Following on from my earlier article, the governments` precise intentions towards British waterways remain unclear.
At a time of economic uncertainty this may seem rather a parochial little dispute, but it`s worth considering the benefits canal regeneration can bring to an area. The recently formed Cromford Canal Partnership, an alliance between local authorities, canal users and others similar in form to the Chesterfield Canal Trust, has high hopes of revitalising the surrounding area with the work it envisages including making the entire 17 mile-long canal from the Great Northern Basin at Langley Mill through Cromford to Pinxton navigable by boat, which would include re-opening the Butterley Tunnel.

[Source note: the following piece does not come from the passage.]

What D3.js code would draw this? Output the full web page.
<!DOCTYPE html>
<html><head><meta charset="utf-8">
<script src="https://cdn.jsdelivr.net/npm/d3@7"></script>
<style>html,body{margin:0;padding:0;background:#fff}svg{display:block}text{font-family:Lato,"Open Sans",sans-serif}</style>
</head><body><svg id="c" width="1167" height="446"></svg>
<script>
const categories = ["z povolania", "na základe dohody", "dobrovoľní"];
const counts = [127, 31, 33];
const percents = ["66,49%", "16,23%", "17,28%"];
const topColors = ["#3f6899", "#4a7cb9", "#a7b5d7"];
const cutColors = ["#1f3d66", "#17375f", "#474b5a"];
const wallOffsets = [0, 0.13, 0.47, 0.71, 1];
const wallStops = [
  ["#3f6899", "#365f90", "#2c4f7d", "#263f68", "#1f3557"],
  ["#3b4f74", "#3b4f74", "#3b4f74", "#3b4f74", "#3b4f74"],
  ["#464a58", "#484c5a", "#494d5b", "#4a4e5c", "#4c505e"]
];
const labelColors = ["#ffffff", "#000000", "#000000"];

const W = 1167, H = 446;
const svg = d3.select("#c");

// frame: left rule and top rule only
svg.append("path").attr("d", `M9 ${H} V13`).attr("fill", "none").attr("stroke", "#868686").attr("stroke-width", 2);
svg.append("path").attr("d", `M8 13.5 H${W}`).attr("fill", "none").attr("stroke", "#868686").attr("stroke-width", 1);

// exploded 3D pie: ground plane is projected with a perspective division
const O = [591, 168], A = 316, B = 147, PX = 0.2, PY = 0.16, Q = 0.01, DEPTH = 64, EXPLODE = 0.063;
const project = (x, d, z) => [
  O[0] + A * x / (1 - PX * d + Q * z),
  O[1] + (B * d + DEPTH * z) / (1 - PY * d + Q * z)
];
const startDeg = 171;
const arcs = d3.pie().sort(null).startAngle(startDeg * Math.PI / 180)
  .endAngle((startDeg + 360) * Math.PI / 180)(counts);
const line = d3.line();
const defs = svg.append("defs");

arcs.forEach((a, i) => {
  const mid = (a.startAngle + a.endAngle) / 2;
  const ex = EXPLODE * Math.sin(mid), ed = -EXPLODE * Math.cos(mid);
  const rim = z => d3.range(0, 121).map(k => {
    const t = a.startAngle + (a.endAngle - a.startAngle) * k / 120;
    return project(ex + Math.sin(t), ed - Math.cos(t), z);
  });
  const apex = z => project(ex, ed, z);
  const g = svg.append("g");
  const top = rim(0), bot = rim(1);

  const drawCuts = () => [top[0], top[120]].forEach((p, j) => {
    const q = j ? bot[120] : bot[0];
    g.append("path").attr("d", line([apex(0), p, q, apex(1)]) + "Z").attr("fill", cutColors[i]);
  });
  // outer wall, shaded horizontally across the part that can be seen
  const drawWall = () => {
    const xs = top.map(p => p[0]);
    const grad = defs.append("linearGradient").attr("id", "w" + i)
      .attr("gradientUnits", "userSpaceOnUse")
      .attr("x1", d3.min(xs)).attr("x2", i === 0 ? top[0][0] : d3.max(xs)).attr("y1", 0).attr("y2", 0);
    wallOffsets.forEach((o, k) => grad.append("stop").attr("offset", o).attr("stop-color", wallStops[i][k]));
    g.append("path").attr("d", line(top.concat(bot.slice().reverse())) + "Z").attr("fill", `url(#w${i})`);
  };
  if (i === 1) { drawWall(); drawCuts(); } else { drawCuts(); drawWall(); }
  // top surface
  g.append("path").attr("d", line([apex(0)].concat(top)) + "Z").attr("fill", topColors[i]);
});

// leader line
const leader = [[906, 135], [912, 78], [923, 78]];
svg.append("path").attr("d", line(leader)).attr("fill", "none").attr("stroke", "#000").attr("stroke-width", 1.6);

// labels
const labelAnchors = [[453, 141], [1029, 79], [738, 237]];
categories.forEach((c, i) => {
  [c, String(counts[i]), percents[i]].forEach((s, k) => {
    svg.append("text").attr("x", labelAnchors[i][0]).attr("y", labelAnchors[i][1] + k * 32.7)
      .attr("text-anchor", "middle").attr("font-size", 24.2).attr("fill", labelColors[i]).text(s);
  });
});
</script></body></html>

In response to the current uncertainties, the Save Our Waterways group has become a membership organisation with intelligently thought out proposals and clear campaigning objectives. They envisage building alliances of local people, canal users, environmentalists, historians and other interested parties in seeking a secure future for Britain`s canal network. A key aim they have is that British Waterways should not be separated from its` property assets and they feel the government is avoiding this issue, perhaps intentionally. As they point out, if Britain`s waterways go into decline there will be a clear detriment to tourism, education, local communities, employment and even a knock-on effect on the Treasury`s revenue.
Those of us that can remember the state of Britain`s canals during the `70s and `80s, edged on either side as they often were by derelict warehouses and other signs of urban decay will certainly see some merit to their proposals. I`ll be adding links to this blog for those who want to see how they fare.